Fergie threw down his chewing gum, smiled at the salute to the hero which flowed from the terraces, and happily embraced his rival coach, the former great Dutch player Ronald Koeman.
But then what did it all mean for the man who inherited a sickly old giant of a club and re-established it as the most charismatic sports franchise in the world, who in the space of a decade changed its market valuation by the best part of a billion pounds? Was it a reprieve - or a stay of execution?

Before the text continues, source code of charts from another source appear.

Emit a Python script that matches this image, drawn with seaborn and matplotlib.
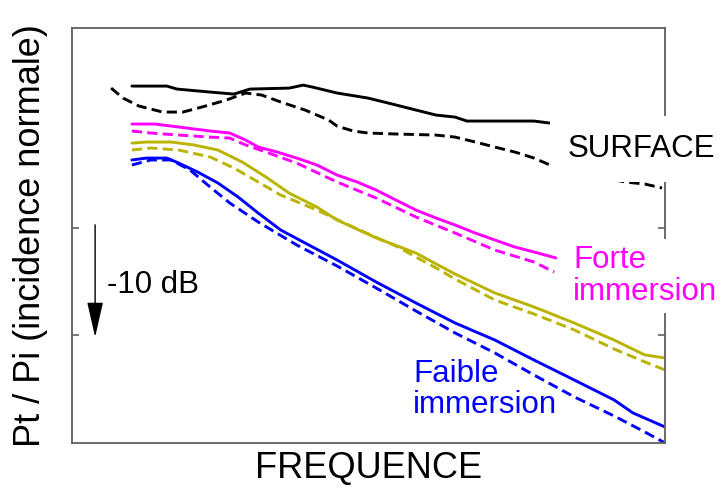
import numpy as np
import pandas as pd
import matplotlib
matplotlib.use("Agg")
import matplotlib.pyplot as plt
import seaborn as sns

# fréquence relative (0-100, échelle arbitraire) et niveau Pt/Pi en dB
surface_plein_x = [10.1, 16.0, 17.7, 23.3, 27.3, 30.0, 36.6, 39.0, 40.6, 44.7, 49.9,
                   54.0, 58.0, 61.4, 64.6, 66.6, 77.9, 80.6]
surface_plein_y = [3.27, 3.27, 2.99, 2.71, 2.52, 2.99, 3.08, 3.36, 3.17, 2.62, 2.15,
                   1.59, 1.03, 0.56, 0.37, 0.0, 0.0, -0.19]

surface_tiret_x = [6.6, 8.6, 11.3, 15.3, 18.7, 21.9, 26.0, 29.3, 32.0, 35.2, 39.3, 43.3,
                   44.7, 47.4, 49.9, 54.6, 61.4, 64.6, 68.0, 71.3, 74.7, 77.9, 80.6,
                   85.7, 90.7, 93.3, 96.6, 99.5]
surface_tiret_y = [3.08, 2.15, 1.40, 0.84, 0.84, 1.31, 1.96, 2.62, 2.43, 1.78, 1.03, 0.09,
                   -0.47, -0.93, -1.12, -1.21, -1.31, -1.50, -1.96, -2.43, -2.90, -3.46,
                   -4.11, -4.77, -5.42, -5.70, -5.89, -6.26]

forte_plein_x = [10.1, 14.0, 18.0, 23.3, 26.6, 29.3, 31.4, 34.6, 37.9, 41.3, 44.7, 48.1,
                 51.3, 54.6, 58.0, 61.4, 64.6, 68.0, 71.3, 74.7, 77.9, 81.6]
forte_plein_y = [-0.28, -0.28, -0.56, -0.93, -1.12, -1.78, -2.43, -2.90, -3.46, -4.11,
                 -5.05, -5.70, -6.45, -7.38, -8.32, -9.07, -9.72, -10.47, -11.12, -11.78,
                 -12.24, -12.80]

forte_tiret_x = [10.1, 13.3, 18.0, 23.3, 26.6, 29.3, 32.7, 37.9, 44.7, 51.3, 58.0, 64.6,
                 71.3, 77.9, 81.3]
forte_tiret_y = [-0.93, -1.12, -1.31, -1.50, -1.59, -2.24, -2.90, -3.93, -5.70, -7.20,
                 -8.97, -10.47, -12.06, -13.18, -14.11]

moyenne_plein_x = [10.1, 12.6, 16.7, 20.6, 24.6, 28.7, 32.7, 36.6, 41.3, 44.7, 51.3, 58.0,
                   61.4, 64.6, 71.3, 77.9, 84.7, 91.4, 96.6, 100.0]
moyenne_plein_y = [-2.06, -1.96, -1.96, -2.24, -2.71, -3.83, -5.23, -6.73, -8.04, -9.25,
                   -10.93, -12.34, -13.36, -14.30, -16.07, -17.38, -18.88, -20.47, -21.87,
                   -22.15]

moyenne_tiret_x = [10.1, 13.3, 18.0, 23.3, 27.3, 31.4, 35.2, 41.3, 48.1, 54.6, 58.0, 61.4,
                   64.6, 71.3, 77.9, 84.7, 91.4, 96.6, 100.0]
moyenne_tiret_y = [-2.71, -2.52, -2.71, -3.36, -4.39, -5.70, -6.92, -8.32, -10.09, -11.68,
                   -12.71, -13.74, -14.77, -16.73, -18.04, -19.53, -21.31, -22.52, -23.27]

faible_plein_x = [10.1, 12.6, 16.0, 18.0, 21.2, 24.6, 28.0, 31.4, 35.2, 39.3, 44.7, 51.3,
                  58.0, 64.6, 71.3, 77.9, 84.7, 91.4, 94.6, 100.0]
faible_plein_y = [-3.64, -3.46, -3.46, -3.93, -4.77, -5.79, -7.10, -8.60, -10.19, -11.40,
                  -12.99, -15.05, -17.01, -18.88, -20.47, -22.34, -24.21, -26.07, -27.29,
                  -28.60]

faible_tiret_x = [10.1, 13.3, 16.7, 19.9, 23.3, 26.6, 31.4, 37.9, 44.7, 51.3, 58.0, 64.6,
                  71.3, 77.9, 84.7, 91.4, 96.6, 100.0]
faible_tiret_y = [-4.11, -3.64, -3.64, -4.58, -6.17, -7.66, -9.44, -11.59, -13.55, -15.61,
                  -17.76, -19.81, -21.68, -23.74, -25.79, -27.57, -29.07, -30.09]

couleurs = {"surface": "black", "forte": "#ff00ff", "moyenne": "#bab400", "faible": "#0000ff"}

series = [
    ("surface", "plein", surface_plein_x, surface_plein_y),
    ("surface", "tiret", surface_tiret_x, surface_tiret_y),
    ("forte", "plein", forte_plein_x, forte_plein_y),
    ("forte", "tiret", forte_tiret_x, forte_tiret_y),
    ("moyenne", "plein", moyenne_plein_x, moyenne_plein_y),
    ("moyenne", "tiret", moyenne_tiret_x, moyenne_tiret_y),
    ("faible", "plein", faible_plein_x, faible_plein_y),
    ("faible", "tiret", faible_tiret_x, faible_tiret_y),
]

frames = []
for nom, trait, xs, ys in series:
    frames.append(pd.DataFrame({"freq": xs, "niveau": ys, "immersion": nom, "trait": trait}))
df = pd.concat(frames, ignore_index=True)

sns.set_theme(style="white")
plt.rcParams["font.family"] = ["Liberation Sans", "DejaVu Sans"]
plt.rcParams["text.color"] = "black"
plt.rcParams["axes.labelcolor"] = "black"

fig = plt.figure(figsize=(7.28, 4.91), dpi=100)
ax = fig.add_axes([72 / 728, 1 - 443 / 491, 593 / 728, 415 / 491])

sns.lineplot(data=df, x="freq", y="niveau", hue="immersion", style="trait",
             palette=couleurs, dashes={"plein": "", "tiret": (3.5, 1.8)},
             estimator=None, sort=False, linewidth=2.1, legend=False, ax=ax)

ax.set_xlim(0, 100)
ax.set_ylim(-30.1, 8.7)
ax.set_xticks([])
ax.set_yticks([-10, -20])
ax.set_yticklabels([])
ax.tick_params(axis="y", direction="in", length=5, width=1.2, color="#606060",
               left=True, right=True)
for sp in ax.spines.values():
    sp.set_color("#606060")
    sp.set_linewidth(1.3)

ax.set_xlabel("FREQUENCE", fontsize=26, labelpad=6)
ax.set_ylabel("Pt / Pi (incidence normale)", fontsize=26, labelpad=14)

# étiquettes sur fond blanc (elles masquent le cadre, comme sur l'original)
ax.text(83.6, -3.36, "SURFACE", fontsize=22.5, color="black", va="baseline",
        ha="left", bbox=dict(facecolor="white", edgecolor="none", pad=13), zorder=5)
ax.text(84.5, -16.73, "Forte\nimmersion", fontsize=22.5, color="#ff00ff", va="baseline",
        ha="left", linespacing=1.1, bbox=dict(facecolor="white", edgecolor="none", pad=4),
        zorder=5)
ax.text(57.5, -27.29, "Faible\nimmersion", fontsize=22.5, color="#0000ff", va="baseline",
        ha="left", linespacing=1.05, zorder=5)

ax.annotate("", xy=(3.9, -20.2), xytext=(3.9, -9.7),
            arrowprops=dict(arrowstyle="-|>,head_length=1.1,head_width=0.25",
                            mutation_scale=20, color="black", lw=1.0,
                            shrinkA=0, shrinkB=0))
ax.text(5.9, -16.07, "-10 dB", fontsize=22.5, color="black", va="baseline", ha="left")

fig.savefig("out.png", dpi=100)
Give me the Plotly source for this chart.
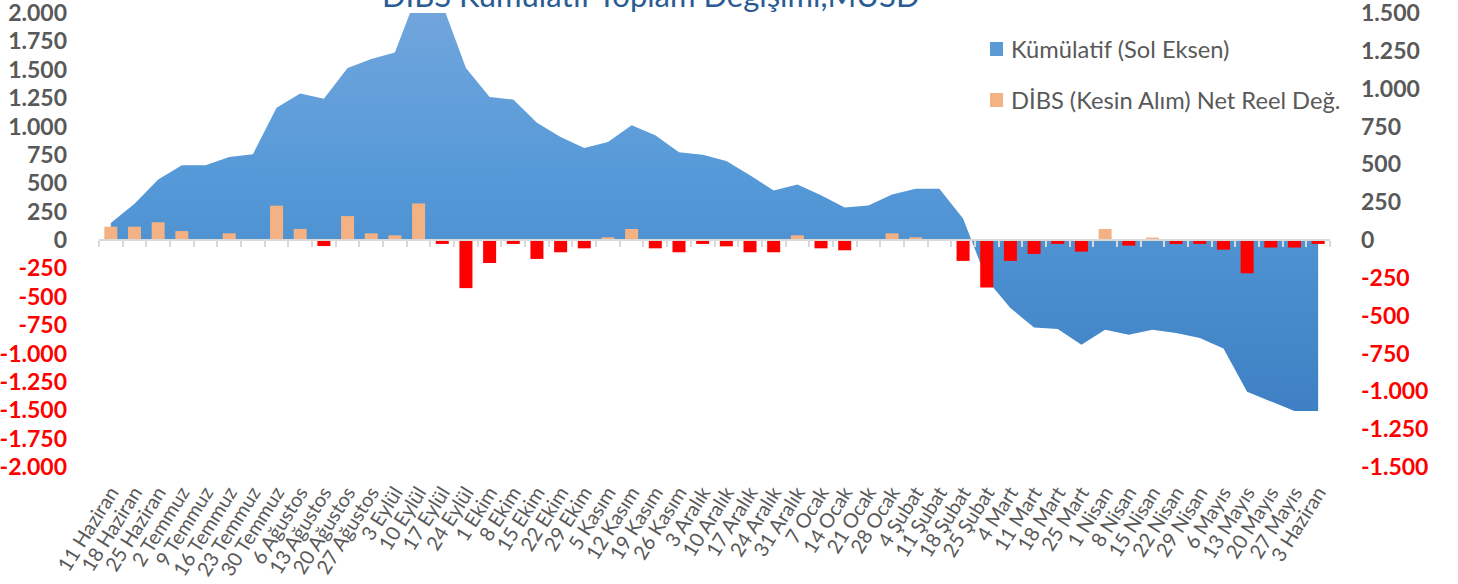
import plotly.graph_objects as go

categories = ["11 Haziran", "18 Haziran", "25 Haziran", "2 Temmuz", "9 Temmuz", "16 Temmuz", "23 Temmuz",
              "30 Temmuz", "6 Ağustos", "13 Ağustos", "20 Ağustos", "27 Ağustos", "3 Eylül", "10 Eylül",
              "17 Eylül", "24 Eylül", "1 Ekim", "8 Ekim", "15 Ekim", "22 Ekim", "29 Ekim", "5 Kasım",
              "12 Kasım", "19 Kasım", "26 Kasım", "3 Aralık", "10 Aralık", "17 Aralık", "24 Aralık",
              "31 Aralık", "7 Ocak", "14 Ocak", "21 Ocak", "28 Ocak", "4 Şubat", "11 Şubat", "18 Şubat",
              "25 Şubat", "4 Mart", "11 Mart", "18 Mart", "25 Mart", "1 Nisan", "8 Nisan", "15 Nisan",
              "22 Nisan", "29 Nisan", "6 Mayıs", "13 Mayıs", "20 Mayıs", "27 Mayıs", "3 Haziran"]

cumulative = [150, 320, 533, 658, 658, 732, 755, 1165, 1291, 1244, 1516, 1595, 1651, 2200, 2080, 1516,
              1259, 1238, 1033, 908, 811, 864, 1010, 922, 773, 752, 697, 571, 436, 489, 395, 287, 305,
              401, 451, 451, 190, -350, -600, -770, -784, -922, -790, -834, -790, -819, -863, -957,
              -1337, -1419, -1507, -1507]

weekly = [88, 88, 117, 59, 0, 44, 0, 227, 73, -40, 158, 44, 31, 242, -26, -318, -152, -26, -125, -81,
          -55, 18, 73, -55, -81, -26, -42, -81, -81, 31, -55, -68, 0, 44, 18, 0, -138, -314, -138, -92,
          -26, -77, 73, -37, 16, -26, -26, -64, -220, -50, -50, -26]

title_text = "DİBS Kümülatif Toplam Değişimi,MUSD"
legend_area = "Kümülatif (Sol Eksen)"
legend_bar = "DİBS (Kesin Alım) Net Reel Değ."

left_ticks = list(range(2000, -2001, -250))
right_ticks = list(range(1500, -1501, -250))

GRAY = "#595959"
RED = "#FF0000"
FONT = "Lato"


def fmt(v):
    s = f"{abs(v):,}".replace(",", ".")
    if v < 0:
        return f'<span style="color:{RED}">-{s}</span>'
    return s


bar_colors = ["#F4B183" if v >= 0 else RED for v in weekly]

fig = go.Figure()
fig.add_trace(go.Scatter(
    x=categories, y=cumulative, name=legend_area, mode="lines", fill="tozeroy",
    line=dict(width=0, color="rgba(0,0,0,0)"),
    fillgradient=dict(type="vertical",
                      colorscale=[[0, "#3E80C3"], [0.55, "#5599D8"], [1, "#74A7DD"]]),
    xaxis="x", yaxis="y", showlegend=False, hoverinfo="skip",
))
fig.add_trace(go.Bar(
    x=categories, y=weekly, name=legend_bar, marker=dict(color=bar_colors, line=dict(width=0)),
    width=0.55, xaxis="x2", yaxis="y2", showlegend=False, hoverinfo="skip",
))

L, R, T, B = 99, 128, 13, 117
W, H = 1458, 584
pw, ph = W - L - R, H - T - B

fig.update_layout(
    width=W, height=H, autosize=False,
    margin=dict(l=L, r=R, t=T, b=B, pad=0, autoexpand=False),
    paper_bgcolor="white", plot_bgcolor="white",
    font=dict(family=FONT, color=GRAY),
    showlegend=False,
    xaxis=dict(type="category", categoryorder="array", categoryarray=categories,
               range=[-0.5, len(categories) - 0.5], automargin=False,
               tickmode="linear", dtick=1, tickangle=-58, ticks="", showline=False,
               showgrid=False, zeroline=False, ticklabelstandoff=9,
               tickfont=dict(family=FONT, size=20, color=GRAY)),
    xaxis2=dict(type="category", overlaying="x", anchor="free", position=0.5, matches="x",
                automargin=False,
                showticklabels=False, ticks="outside", ticklen=6, tickwidth=2, tickcolor="#D9D9D9",
                tickson="boundaries", showline=True, linecolor="#D9D9D9", linewidth=2,
                showgrid=False, zeroline=False),
    yaxis=dict(range=[-2000, 2000], tickmode="array", tickvals=left_ticks, automargin=False,
               ticktext=[fmt(v) for v in left_ticks], showgrid=False, zeroline=False,
               showline=False, ticks="", ticklabelstandoff=31, ticklabeloverflow="allow",
               tickfont=dict(family=FONT, size=23, color=GRAY, weight="bold")),
    yaxis2=dict(range=[-1500, 1500], overlaying="y", side="right", anchor="x", automargin=False,
                tickmode="array", tickvals=right_ticks, ticktext=[fmt(v) for v in right_ticks],
                showgrid=False, zeroline=False, showline=False, ticks="", ticklabelstandoff=30,
                ticklabeloverflow="allow",
                tickfont=dict(family=FONT, size=23, color=GRAY, weight="bold")),
)


def px(xp):
    return (xp - L) / pw


def py(yp):
    return (H - B - yp) / ph


# title (partly cut off at top, as in reference)
fig.add_annotation(text=title_text, xref="paper", yref="paper", x=px(651), y=py(16),
                   xanchor="center", yanchor="bottom", showarrow=False,
                   font=dict(family=FONT, size=31, color="#2A5C94"))

# legend
legend_items = [(legend_area, "#5B9BD5", 49), (legend_bar, "#F4B183", 100)]
for label, col, yc in legend_items:
    fig.add_shape(type="rect", xref="paper", yref="paper",
                  x0=px(990), x1=px(1003), y0=py(yc - 7), y1=py(yc + 7),
                  fillcolor=col, line=dict(width=0))
    fig.add_annotation(text=label, xref="paper", yref="paper", x=px(1009), y=py(yc),
                       xanchor="left", yanchor="middle", showarrow=False,
                       font=dict(family=FONT, size=23.7, color=GRAY))

fig.write_html("out.html", config={"displayModeBar": False, "staticPlot": True},
               post_script="document.body.style.margin='0';document.body.style.overflow='hidden';")
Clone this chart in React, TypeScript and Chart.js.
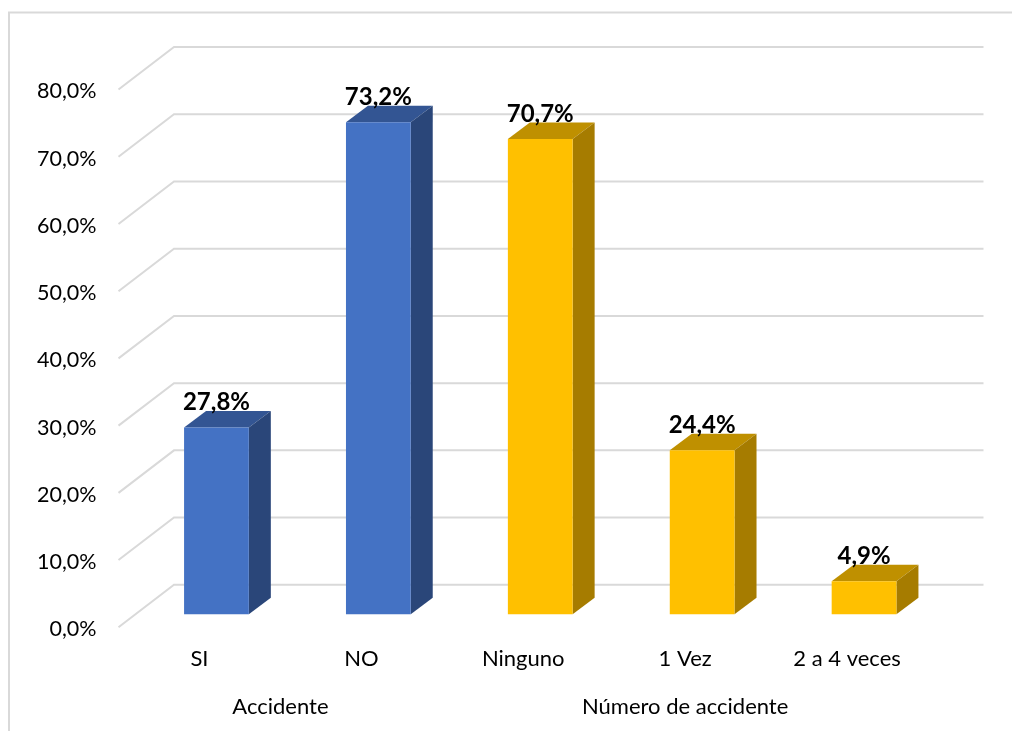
import React, { useEffect, useRef } from "react";
import { Chart, registerables } from "chart.js";

Chart.register(...registerables);

const categories = ["SI", "NO", "Ninguno", "1 Vez", "2 a 4 veces"];
const values = [27.8, 73.2, 70.7, 24.4, 4.9];
const groupLabels = ["Accidente", "Número de accidente"];
const groupCenters = [1, 3.5];
const frontColors = ["#4472C4", "#4472C4", "#FFC000", "#FFC000", "#FFC000"];
const topColors = ["#335593", "#335593", "#BF9000", "#BF9000", "#BF9000"];
const sideColors = ["#2A4679", "#2A4679", "#A67C00", "#A67C00", "#A67C00"];

const FONT = "Lato";
const AXIS_SIZE = 21.5;
const CATEGORY_SIZE = 22;
const GRID = "#D9D9D9";
const WALL = { dx: 55.5, dy: -42.5 };
const BAR_SHIFT = { dx: 17, dy: -13 };
const BAR_DEPTH = { dx: 22, dy: -16.5 };

const fmt = (v: number) => v.toFixed(1).replace(".", ",") + "%";

// Pseudo-3D drawing: walls, frame, extruded bar faces and value labels.
const extrusion = {
  id: "extrusion",
  beforeDatasetsDraw(chart: any) {
    const { ctx, scales, chartArea } = chart;
    ctx.save();
    ctx.strokeStyle = GRID;
    ctx.lineWidth = 2;
    ctx.beginPath();
    ctx.moveTo(9, 731);
    ctx.lineTo(9, 12.5);
    ctx.lineTo(1012, 12.5);
    ctx.stroke();

    for (const tick of scales.y.ticks) {
      const y = scales.y.getPixelForValue(tick.value);
      ctx.beginPath();
      ctx.moveTo(chartArea.left, y);
      ctx.lineTo(chartArea.left + WALL.dx, y + WALL.dy);
      ctx.lineTo(chartArea.right + WALL.dx, y + WALL.dy);
      ctx.stroke();
    }
    ctx.restore();

    ctx.save();
    ctx.translate(BAR_SHIFT.dx, BAR_SHIFT.dy);
    chart.getDatasetMeta(0).data.forEach((bar: any, i: number) => {
      const half = bar.width / 2;
      const l = bar.x - half;
      const r = bar.x + half;
      ctx.fillStyle = topColors[i];
      ctx.beginPath();
      ctx.moveTo(l, bar.y);
      ctx.lineTo(l + BAR_DEPTH.dx, bar.y + BAR_DEPTH.dy);
      ctx.lineTo(r + BAR_DEPTH.dx, bar.y + BAR_DEPTH.dy);
      ctx.lineTo(r, bar.y);
      ctx.closePath();
      ctx.fill();
      ctx.fillStyle = sideColors[i];
      ctx.beginPath();
      ctx.moveTo(r, bar.y);
      ctx.lineTo(r + BAR_DEPTH.dx, bar.y + BAR_DEPTH.dy);
      ctx.lineTo(r + BAR_DEPTH.dx, bar.base + BAR_DEPTH.dy);
      ctx.lineTo(r, bar.base);
      ctx.closePath();
      ctx.fill();
    });
  },
  afterDatasetsDraw(chart: any) {
    const { ctx } = chart;
    ctx.restore();
    ctx.save();
    ctx.fillStyle = "#000000";
    ctx.font = `bold 24px ${FONT}`;
    ctx.textAlign = "center";
    ctx.textBaseline = "alphabetic";
    chart.getDatasetMeta(0).data.forEach((bar: any, i: number) => {
      ctx.fillText(fmt(values[i]), bar.x + BAR_SHIFT.dx, bar.y + BAR_SHIFT.dy - 17.5);
    });
    ctx.restore();
  },
};

export default function App() {
  const canvasRef = useRef<HTMLCanvasElement>(null);

  useEffect(() => {
    const chart = new Chart(canvasRef.current!, {
      type: "bar",
      data: {
        labels: categories,
        datasets: [
          {
            data: values,
            backgroundColor: frontColors,
            barPercentage: 1,
            categoryPercentage: 0.4,
            clip: false,
          },
        ],
      },
      plugins: [extrusion],
      options: {
        animation: false,
        responsive: false,
        layout: { padding: { top: 89.5, right: 84, left: 0, bottom: 0 } },
        plugins: { legend: { display: false }, tooltip: { enabled: false } },
        scales: {
          x: {
            position: "bottom",
            grid: { display: false },
            border: { display: false },
            afterFit: (s: any) => {
              s.height = 50;
            },
            ticks: {
              maxRotation: 0,
              autoSkip: false,
              padding: 10,
              color: "#000000",
              font: { family: FONT, size: CATEGORY_SIZE },
            },
          },
          groups: {
            type: "linear",
            position: "bottom",
            offset: false,
            min: 0,
            max: 5,
            grid: { display: false },
            border: { display: false },
            afterFit: (s: any) => {
              s.height = 53.7;
            },
            afterBuildTicks: (s: any) => {
              s.ticks = groupCenters.map((value) => ({ value }));
            },
            ticks: {
              maxRotation: 0,
              autoSkip: false,
              padding: 8,
              color: "#000000",
              font: { family: FONT, size: CATEGORY_SIZE },
              callback: (v: any) => groupLabels[groupCenters.indexOf(Number(v))],
            },
          },
          y: {
            min: 0,
            max: 80,
            grid: { display: false },
            border: { display: false },
            afterFit: (s: any) => {
              s.width = 118.5;
            },
            ticks: {
              stepSize: 10,
              padding: 14,
              labelOffset: 2,
              color: "#000000",
              font: { family: FONT, size: AXIS_SIZE },
              callback: (v: any) => fmt(Number(v)),
            },
          },
        },
      },
    } as any);
    return () => chart.destroy();
  }, []);

  return (
    <div style={{ position: "fixed", left: 0, top: 0, width: 1012, height: 731, background: "#fff" }}>
      <canvas ref={canvasRef} width={1012} height={731} style={{ display: "block" }} />
    </div>
  );
}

Behind the smile of relief, we can be sure that Ferguson was less than sanguine. Nobody knows better than him the realities, and the cruelties, of the football world he has inhabited since he greeted life in a terrace house in the heart of the Glasgow shipyard district. He has seen men he admired more than any others - great compatriot managers like Jock Stein of Glasgow Celtic, Bill Shankly of Liverpool and Sir Matt Busby at his own club - grapple with the truth that whatever you achieve, however many glories you pile one upon the other, you are always obliged to keep winning. When you make your team the best you also accept a relentless obligation: anything less will be seen as failure.